A Feature Grouping Method for Ensemble Clustering of High-Dimensional Genomic Big Data
|Title||A Feature Grouping Method for Ensemble Clustering of High-Dimensional Genomic Big Data|
|Publication Type||Conference Paper|
|Year of Publication||2016|
|Tertiary Authors||Manderick, B|
|Conference Name||IEEE Future Technologies Conference|
|Conference Location||San Francisco, United States|
High-dimensional genomic big data with hundred of features present a big challenge in cluster analysis. Usually, genomic data are noisy and have correlation among the features. Also, different subspaces exist in high-dimensional genomic data. This paper presents a feature selecting and grouping method for ensemble clustering of high-dimensional genomic data. Two most popular clustering methods: k-means and similarity-based clustering are used for ensemble clustering.
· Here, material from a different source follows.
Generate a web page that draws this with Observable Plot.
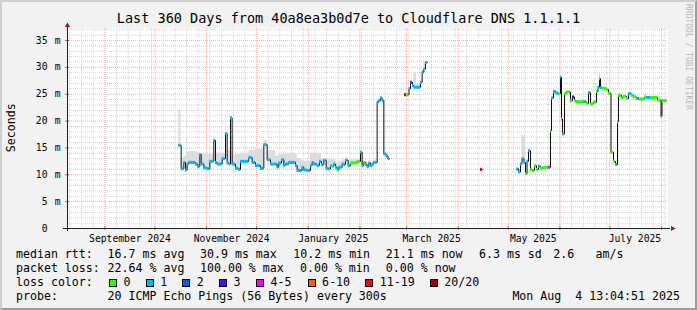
<!DOCTYPE html>
<html>
<head>
<meta charset="utf-8">
<script src="https://cdn.jsdelivr.net/npm/d3@7"></script>
<script src="https://cdn.jsdelivr.net/npm/@observablehq/plot@0.6"></script>
<style>
html, body { margin:0; padding:0; background:#f2f2f2; }
#wrap { position:relative; width:697px; height:310px; background:#f2f2f2; overflow:hidden;
  font-family:"DejaVu Sans Mono", monospace; color:#000; }
#border { position:absolute; left:0; top:0; width:697px; height:310px; box-sizing:border-box;
  border-style:solid; border-width:2px; border-color:#cfcfcf #9e9e9e #9e9e9e #cfcfcf; pointer-events:none; }
.t { position:absolute; white-space:pre; line-height:1; }
.sw { position:absolute; width:6px; height:6px; border:1px solid #000; }
#chart { position:absolute; left:0; top:0; }
</style>
</head>
<body>
<div id="wrap"><div id="chart"></div><div id="border"></div></div>
<script>
// ---- time window ----
const start = new Date(Date.UTC(2024, 7, 9, 13, 4, 51));
const end = new Date(Date.UTC(2025, 7, 4, 13, 4, 51));
const DAY = 864e5;

// ---- loss classes ----
const lossLabels = ["0", "1", "2", "3", "4-5", "6-10", "11-19", "20/20"];
const lossColors = ["#26ff00", "#00b8ff", "#0059ff", "#5e00ff", "#ff00ff", "#ff5a00", "#ff0000", "#a00000"];

// ---- data: [day since window start, median ms, loss class index, smoke top ms] ----
const segA = [
  [66.8, 15.5, 1, 22.0], [68.2, 11.1, 1, 13.0], [69.8, 12.3, 1, 13.5], [70.8, 10.9, 1, 13.5],
  [71.8, 12.0, 1, 14.3], [72.8, 12.3, 1, 14.3], [76.8, 12.0, 1, 14.3], [78.2, 11.5, 1, 14.0],
  [79.4, 13.8, 1, 14.0], [80.2, 12.0, 1, 13.8], [81.8, 11.3, 1, 13.8], [83.8, 11.1, 1, 13.8],
  [85.4, 12.5, 1, 13.8], [87.8, 16.4, 1, 16.7], [88.8, 12.3, 1, 14.0], [89.8, 12.0, 1, 14.0],
  [92.8, 13.0, 1, 14.0], [94.8, 17.7, 1, 17.9], [95.8, 12.2, 1, 14.5], [96.8, 12.0, 1, 14.5],
  [97.8, 20.6, 1, 20.8], [98.8, 12.0, 1, 13.8], [100.8, 11.2, 1, 13.8], [102.8, 11.0, 1, 13.8],
  [103.8, 12.5, 1, 14.0], [108.8, 13.2, 1, 14.5], [110.8, 12.3, 1, 14.5], [112.8, 11.7, 1, 14.8],
  [115.8, 11.2, 1, 14.8], [117.8, 15.6, 1, 16.4], [119.8, 12.8, 1, 14.5], [121.8, 12.0, 1, 14.5],
  [124.8, 12.0, 1, 13.5], [125.8, 11.4, 1, 13.5], [126.8, 12.2, 1, 13.8], [128.4, 12.8, 1, 13.8],
  [129.8, 11.7, 1, 13.8], [130.8, 12.0, 1, 13.8], [132.8, 12.3, 1, 14.0], [136.8, 11.7, 1, 13.8],
  [137.8, 10.8, 1, 13.0], [140.8, 11.4, 1, 12.5], [141.8, 10.9, 1, 12.5], [143.8, 10.8, 1, 12.5],
  [145.8, 11.7, 1, 14.0], [146.8, 12.3, 1, 14.0], [147.8, 12.0, 1, 14.0], [149.8, 11.7, 1, 14.0],
  [151.2, 12.5, 1, 14.0], [152.4, 11.9, 1, 13.0], [153.8, 12.7, 1, 13.0], [155.2, 11.2, 1, 12.8],
  [156.8, 11.1, 1, 12.8], [157.8, 11.7, 1, 12.8], [158.8, 11.6, 0, 12.8], [159.8, 12.0, 1, 12.8],
  [160.8, 11.4, 1, 12.5], [161.8, 10.9, 0, 12.0], [162.8, 11.4, 1, 12.5], [164.8, 12.0, 1, 12.8],
  [165.8, 11.9, 1, 12.8], [166.8, 12.7, 1, 13.2], [168.4, 11.7, 1, 12.8], [169.8, 12.2, 0, 12.8],
  [173.8, 12.5, 0, 12.8], [175.8, 14.2, 1, 14.4], [176.8, 11.7, 1, 12.5], [177.8, 12.3, 0, 12.6],
  [178.8, 11.9, 1, 12.5], [179.8, 11.5, 1, 12.3], [180.8, 12.2, 1, 12.6], [181.8, 11.7, 1, 12.3],
  [182.8, 12.0, 1, 12.5], [183.8, 12.3, 1, 12.8], [185.8, 23.5, 1, 24.0], [186.8, 23.8, 1, 24.2],
  [187.8, 24.3, 1, 24.6], [188.8, 23.8, 1, 24.2], [189.8, 13.9, 1, 14.3], [191.2, 13.5, 1, 14.0],
  [192.3, 13.0, 5, 13.4], [193.2, 13.0, 5, 13.4]
];
const segB = [
  [202.2, 24.9, 6, 25.3], [203.4, 24.9, 0, 25.3], [204.9, 26.0, 1, 26.4], [205.8, 27.2, 2, 27.6],
  [207.0, 26.6, 1, 27.0], [207.9, 26.3, 1, 28.8], [209.4, 26.3, 1, 26.8], [211.8, 27.2, 1, 27.6],
  [212.8, 29.1, 1, 29.5], [213.8, 29.7, 1, 31.1], [214.8, 30.9, 1, 31.1], [216.0, 30.9, 1, 31.1]
];
const segC = [
  [247.8, 11.0, 6, 11.0], [249.0, 11.0, 6, 11.0]
];
const segD = [
  [269.4, 11.1, 1, 11.3], [270.6, 10.5, 1, 10.7], [271.8, 12.0, 1, 12.2], [272.7, 13.0, 1, 17.3],
  [273.9, 12.3, 1, 17.3], [274.8, 10.2, 0, 10.4], [275.7, 12.5, 1, 12.7], [276.6, 14.5, 1, 14.7],
  [277.8, 11.0, 0, 11.2], [279.0, 10.8, 0, 11.0], [280.2, 11.7, 0, 11.9], [281.4, 11.0, 0, 11.2],
  [282.6, 11.6, 1, 11.8], [283.8, 11.2, 0, 11.4], [285.0, 11.3, 0, 11.5], [286.8, 11.4, 0, 11.6],
  [288.6, 11.4, 4, 11.6], [289.8, 18.2, 0, 18.4], [290.4, 24.3, 1, 24.5], [291.6, 25.5, 1, 25.7],
  [293.1, 25.2, 1, 25.4], [294.6, 25.1, 0, 25.3], [295.8, 28.2, 1, 28.4], [296.4, 20.4, 0, 20.6],
  [297.0, 17.6, 1, 17.8], [298.2, 25.1, 0, 25.3], [299.4, 25.4, 0, 25.6], [301.8, 23.8, 0, 24.0],
  [303.0, 24.5, 3, 24.7], [304.2, 23.8, 0, 24.0], [305.4, 23.6, 0, 23.8], [309.6, 23.6, 1, 23.8],
  [311.4, 23.3, 0, 23.5], [312.6, 25.3, 1, 25.5], [313.8, 23.2, 0, 23.4], [315.6, 23.5, 0, 23.7],
  [317.4, 25.5, 0, 25.7], [318.3, 26.3, 1, 26.5], [319.2, 27.9, 1, 29.0], [319.8, 26.2, 1, 26.4],
  [321.0, 26.1, 0, 26.3], [323.4, 25.9, 0, 26.1], [324.6, 25.2, 0, 25.4], [326.1, 14.2, 0, 14.4],
  [327.6, 12.5, 0, 12.7], [328.8, 11.9, 1, 12.1], [330.0, 19.9, 0, 20.1], [330.6, 24.8, 0, 25.0],
  [332.4, 24.3, 0, 24.5], [333.6, 24.6, 0, 24.8], [335.4, 24.2, 0, 24.4], [336.6, 25.1, 1, 25.3],
  [338.4, 24.8, 0, 25.0], [339.6, 24.5, 0, 24.7], [341.4, 24.2, 1, 24.4], [343.2, 24.1, 0, 24.3],
  [346.2, 24.5, 0, 24.7], [347.4, 24.4, 1, 24.6], [349.8, 24.4, 0, 24.6], [352.2, 24.4, 0, 24.6],
  [354.0, 23.9, 0, 24.1], [356.1, 20.9, 1, 21.1], [356.7, 23.8, 0, 24.0], [359.4, 23.8, 0, 24.0]
];

// ---- axes ----
const yMax = 37.24;
const yTicks = [0, 5, 10, 15, 20, 25, 30, 35];
const yUnit = "m";
const xTickDates = ["2024-09-16", "2024-11-16", "2025-01-16", "2025-03-16", "2025-05-16", "2025-07-16"];
const xTickLabels = ["September 2024", "November 2024", "January 2025", "March 2025", "May 2025", "July 2025"];

// ---- legend texts ----
const titleText = "Last 360 Days from 40a8ea3b0d7e to Cloudflare DNS 1.1.1.1";
const rttStats = ["16.7 ms avg", "30.9 ms max", "10.2 ms min", "21.1 ms now", "6.3 ms sd", "2.6", "am/s"];
const lossStats = ["22.64 % avg", "100.00 % max", "0.00 % min", "0.00 % now"];
const probeText = "20 ICMP Echo Pings (56 Bytes) every 300s";
const stampText = "Mon Aug  4 13:04:51 2025";

// ---- build tables ----
const toDate = d => new Date(start.getTime() + d * DAY);
const segments = {A: segA, B: segB, C: segC, D: segD};
const rows = [];
const bars = [];
for (const [name, seg] of Object.entries(segments)) {
  seg.forEach(([d, m, l, s], i) => {
    rows.push({seg: name, date: toDate(d), median: m, smoke: s});
    if (i < seg.length - 1) bars.push({x1: toDate(d), x2: toDate(seg[i + 1][0]), y: m, color: lossColors[l]});
  });
}
const monthLines = d3.utcMonth.range(start, end);
const weekLines = d3.utcSunday.range(start, end);
const yMinor = d3.range(1, 38).filter(v => v % 5 !== 0 && v < yMax);
const yMajor = yTicks.filter(v => v > 0);
const xLabels = xTickDates.map((s, i) => ({date: new Date(s), text: xTickLabels[i]}));

const font = '"DejaVu Sans Mono", monospace';
const chart = Plot.plot({
  width: 697, height: 310,
  marginLeft: 67, marginRight: 30, marginTop: 28, marginBottom: 82,
  style: {background: "transparent", fontFamily: font, fontSize: "9.7px", color: "#000", overflow: "visible"},
  x: {type: "utc", domain: [start, end], axis: null},
  y: {domain: [0, yMax], axis: null},
  color: {type: "identity"},
  marks: [
    Plot.frame({fill: "#ffffff", stroke: "none"}),
    Plot.ruleY(yMinor, {stroke: "#d2d2d2", strokeDasharray: "1,1"}),
    Plot.ruleX(weekLines, {stroke: "#d2d2d2", strokeDasharray: "1,1"}),
    Plot.ruleY(yMajor, {stroke: "#eeb0b0", strokeDasharray: "1,1"}),
    Plot.ruleX(monthLines, {stroke: "#eeb0b0", strokeDasharray: "1,1"}),
    Plot.areaY(rows, {x: "date", y1: "median", y2: "smoke", z: "seg", curve: "step-after", fill: "#dcdcdc"}),
    Plot.line(rows, {x: "date", y: "median", z: "seg", curve: "step-after", stroke: "#111", strokeWidth: 1}),
    Plot.ruleY(bars, {x1: "x1", x2: "x2", y: "y", stroke: "color", strokeWidth: 3}),
    // axis ticks
    Plot.ruleX(monthLines, {y1: 0, y2: 0, insetTop: -2, insetBottom: -2, stroke: "#d06060"}),
    Plot.ruleY(yMajor, {x1: start, x2: start, insetLeft: -2, insetRight: -2, stroke: "#d06060"}),
    // axis lines
    Plot.ruleY([0], {stroke: "#1f1f1f", insetLeft: -4, insetRight: -3}),
    Plot.ruleX([start], {stroke: "#1f1f1f", insetTop: -2, insetBottom: -3}),
    Plot.dot([{x: end, y: 0}], {x: "x", y: "y", symbol: "triangle2", rotate: 90, r: 2.5, fill: "#801f1f", stroke: "none", dx: 5}),
    Plot.dot([{x: start, y: yMax}], {x: "x", y: "y", symbol: "triangle2", r: 2.5, fill: "#801f1f", stroke: "none", dy: -3}),
    // tick labels
    Plot.text(xLabels, {x: "date", text: "text", frameAnchor: "bottom", dy: 10, lineAnchor: "middle", fontSize: 9.7, fill: "#000"}),
    Plot.text(yTicks, {y: d => d, text: d => String(d), frameAnchor: "left", dx: -20, textAnchor: "end", lineAnchor: "middle", fontSize: 9.7, fill: "#000"}),
    Plot.text(yMajor, {y: d => d, text: () => yUnit, frameAnchor: "left", dx: -7, textAnchor: "end", lineAnchor: "middle", fontSize: 9.7, fill: "#000"})
  ]
});
document.getElementById("chart").appendChild(chart);

// ---- HTML texts ----
const wrap = document.getElementById("wrap");
function addText(x, yc, str, size, opts = {}) {
  const el = document.createElement("div");
  el.className = "t";
  el.textContent = str;
  el.style.left = x + "px";
  el.style.top = (yc - size * 0.5) + "px";
  el.style.fontSize = size + "px";
  Object.assign(el.style, opts);
  wrap.appendChild(el);
  return el;
}
addText(348.5, 19, titleText, 13.5, {transform: "translateX(-50%)"});
addText(12, 128, "Seconds", 11.6, {transform: "translate(-50%, 0) rotate(-90deg)", transformOrigin: "50% 50%"});
addText(684, 4, "RRDTOOL / TOBI OETIKER", 8, {writingMode: "vertical-rl", color: "#b9b9b9", top: "4px"});

const LS = 11.6;
const rowY = [255, 269, 283, 297];
addText(16, rowY[0], "median rtt:", LS);
[107.6, 200, 293.3, 385.8, 479, 553.3, 595.6].forEach((x, i) => addText(x, rowY[0], rttStats[i], LS));
addText(16, rowY[1], "packet loss:", LS);
[107.6, 200, 300, 385.8].forEach((x, i) => addText(x, rowY[1], lossStats[i], LS));
addText(16, rowY[2], "loss color:", LS);
const swX = [109, 145.8, 182.2, 219, 256, 307.6, 365.3, 429.8];
lossLabels.forEach((lab, i) => {
  const sw = document.createElement("div");
  sw.className = "sw";
  sw.style.left = swX[i] + "px";
  sw.style.top = (rowY[2] - 4) + "px";
  sw.style.background = lossColors[i];
  wrap.appendChild(sw);
  addText(swX[i] + 14.5, rowY[2], lab, LS);
});
addText(16, rowY[3], "probe:", LS);
addText(107.6, rowY[3], probeText, LS);
addText(512.4, rowY[3], stampText, LS);
</script>
</body>
</html>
Ensemble clustering is more effective in clustering high-dimensional complex data than the traditional clustering algorithms. In this paper, we cluster unlabeled genomic data (148 Exome data sets) of Brugada syndrome from the Centre of Medical Genetics, VUB UZ Brussel using SimpleKMeans, XMeans, DBScan, and MakeDensityBasedCluster algorithms and compare the clustering results with proposed ensemble clustering method. Furthermore, we use biclustering ($\delta$-Biclustering) algorithm on each cluster to find the sub-matrices in the genomic data, which clusters both instances and features simultaneously.